Friday, May 30, 2014

Leave me alone.  Just leave me alone and let me think.  How many times have you told that to   someone or even said it to yourself?  We have so much on our mind one can be so stressed that sometimes we need a break from everything.  It can be so bad we can almost wish to be back in the quiet waters of our mother’s womb. Really?   There is a guy who   opened a business offering something similar to that and believes that real solitude and quiet time is the key to better health and   the lack of mental depression. 

They call it an isolation tank where many of your problems can be lifted.  If life seems more stressful and hectic than ever and you feel like your brain is constantly spinning, the tank is the opportunity for stillness and rest and privacy.  They call it the sensory deprivation business.  I thought I heard of everything but who am I to judge anything?  There is   a business called Float Seattle where you get a chance to get away from it all by going nowhere but floating in a closed box.  Sometimes I wish I could put some people I know in a closed box floating down a river but   that is another   issue in my wicked warped fantasies. Stop do not call the authorities, I’m just joking.

The goal is to float in a box filled with 10 inches of water loaded with 1000 pounds of Epsom salt.  There is no light and no sound and no distractions.  All you do is float and eventually enter a state of deep meditation and even hallucinate.  It is all a void, sensory deprivation in the quest to provide the perfect outlet to unplug all that you are searching for all day.  Imagine purposely   being unplugged to all devices?  No phones and computers.  Hey finish reading this before you run into a tank somewhere.

For many people it is a big deal having no access to the phone for an hour.  People who habitually meditate find quietly floating in water taking relaxation to the next step.   I suppose the only way to truly   experience   the    sensation is to try it for yourself.  I imagine that I would find it way to claustrophobic   and would get out of there fast.  However many people find the water to be quite warm and the circulating jets keep the water moving.
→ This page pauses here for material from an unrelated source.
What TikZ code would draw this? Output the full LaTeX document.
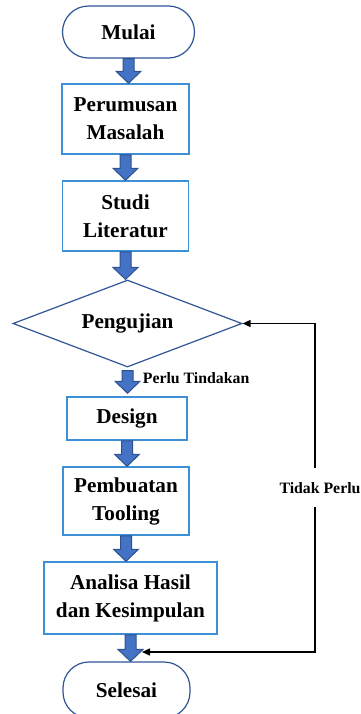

The idea of sensory deprivation tanks and flooding is not new.  Neuroscientist John Lilly first developed   them in the 1950s to study the effects of total isolation on the brain.  An important book on this subject is called The Deep Self which is the book that launched the theory of altered states through tank isolation.  Back then they used drugs; a practice made famous and terrifying in the 1980 science fiction movie called Altered States starring William Hurt as a scientist who regresses to a murderous proto human   while using a tank.  Floating has turned up elsewhere from the   recent   science fiction TV show called Fringe to the Simpson's where even Lisa and Homer took a   dip in the tank.

Scientists first thought that the brain would shut down without incessant input but what researchers found is just the opposite.  It enters a state similar to meditation but by eliminating gravity through floating, the brain reacts even deeper.  Overall you experience a better mood, less pain, less depression.  There are physical therapists that offer flotation as part of their services. DR. Robert Schreyer the Co-Founder of Aspire the Center for Health &  Wellness  noticed that not only did they come out of a floating session feeling physically relaxed but mentally and cognitively relaxed.  Then  should we throw out all our   booze, cigarettes   and pot that we used to use as an excuse for relaxation?  At least it is a healthier  way to relax.